Epoch-Based Leader Leases: Cutting Stale-Read Risk Without a Round-Trip
Core concept
In a replicated system, a leader node (the single node allowed to accept writes) normally must confirm it's still the leader before serving a read — otherwise a stale, deposed leader might return old data. A leader lease sidesteps that round-trip: the leader is granted authority for a fixed wall-clock window (an epoch), and any node reading from it within that window can trust the data is fresh without asking other replicas. The guarantee holds because no new leader can be elected until the old lease expires, so the old leader can't have been superseded yet.
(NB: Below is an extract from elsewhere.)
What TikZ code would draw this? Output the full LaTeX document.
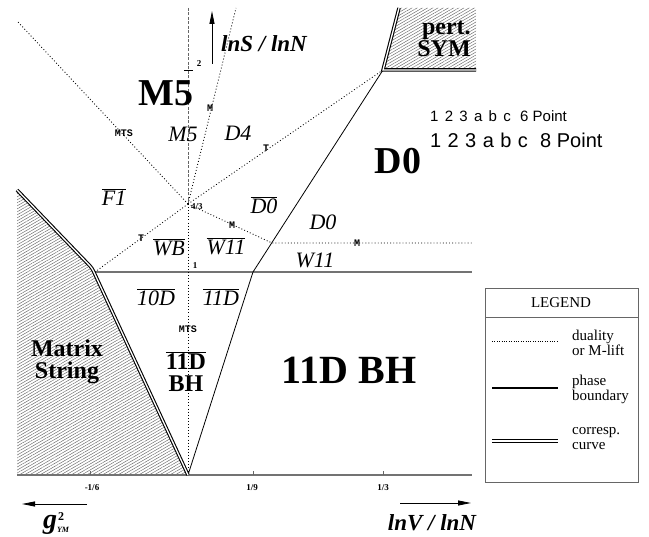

This converts a multi-node consensus check into a local clock check.
Diagram
flowchart LR
C[Client] -->|read request| L[Leader]
L -->|check: lease still valid?| CK[Local Clock]
CK -->|yes, within epoch| L
L -->|serve read locally| C
CK -->|no, lease expired| E[Reject / Re-acquire Lease]
Concrete real-world example
Google's Chubby (a distributed lock and coordination service) and its open-source sibling etcd (a strongly-consistent key-value store used in Kubernetes) both use leader leases. When etcd's leader wins an election via Raft (a consensus algorithm for electing a single authoritative node), it receives a lease — say, 500 ms. During that window, a linearizable read (a read guaranteed to reflect the very latest committed write) can be served directly from the leader's local state, skipping a full Raft round-trip to followers. This cuts median read latency by roughly half on a cross-datacenter cluster where a round-trip costs 40–80 ms.
One trade-off / gotcha
The entire guarantee rests on synchronized clocks. If the leader's clock runs slow — even by a few hundred milliseconds — the leader might believe its lease is still valid after a new leader has already been elected elsewhere. That's a split-brain read: two nodes both believe they're the authoritative leader simultaneously. The standard defense is clock skew pessimism: the leader voluntarily steps down slightly before the lease mathematically expires (e.g., 50 ms early), leaving a safety buffer larger than the worst-case clock drift between nodes. If your environment can't bound clock drift (no NTP (Network Time Protocol, syncs clocks across machines) or PTP (Precision Time Protocol, hardware-level clock sync)), lease-based reads are unsafe.
An interview-style question to ponder
You're designing a metadata service for a distributed file system. Reads are 10× more frequent than writes, and clients demand linearizable reads. Your cluster spans two datacenters 60 ms apart. A naive Raft quorum read costs one full round-trip. Should you use leader leases to optimize reads, and if so, what lease duration would you choose and why?
Stuck? Show a hint
Start by separating two independent dials: the correctness constraint (what clock drift bound you can actually guarantee) and the availability constraint (how long reads stall if the leader crashes mid-lease). The lease duration has to satisfy both simultaneously.
Show answer
Use leader leases with a duration of roughly 150–200 ms, set conservatively above your measured clock drift but short enough to limit unavailability after a leader crash.
- A round-trip between datacenters costs ~120 ms (2 × 60 ms). Eliminating it with a lease drops linearizable read latency from ~120 ms to sub-millisecond locally — a decisive win when reads are 10× more frequent than writes.
- Choose the lease duration by bounding clock skew first. If NTP on your nodes keeps clocks within ±30 ms, a 200 ms lease with a 50 ms early-step-down buffer leaves a 20 ms safety margin (200 − 50 − 2×30 skew = 20 ms positive margin). That's enough. Don't guess: measure your actual 99th-percentile clock drift in production and build the lease around it.
- A shorter lease (say 50 ms) means a crashed leader's lease expires faster, restoring availability sooner, but also means the leader re-acquires the lease more frequently — each re-acquisition costs a Raft round-trip, eating into your latency savings. 150–200 ms strikes the right balance for a 60 ms cross-datacenter environment.
- But why not just serve reads from any replica (without leases) for even lower latency? Because replicas may lag behind the leader by tens to hundreds of milliseconds; you'd be trading linearizability for speed, violating the requirement. Leases give you speed and the linearizability guarantee, as long as clocks are disciplined.
- Watch out: if you run in a virtualized environment (cloud VMs), a hypervisor "steal" event can freeze a VM for hundreds of milliseconds without the guest OS noticing — making its clock appear to stand still while wall time advances. This silently violates your clock drift assumptions and can make lease-based reads unsafe without an additional heartbeat or fencing mechanism.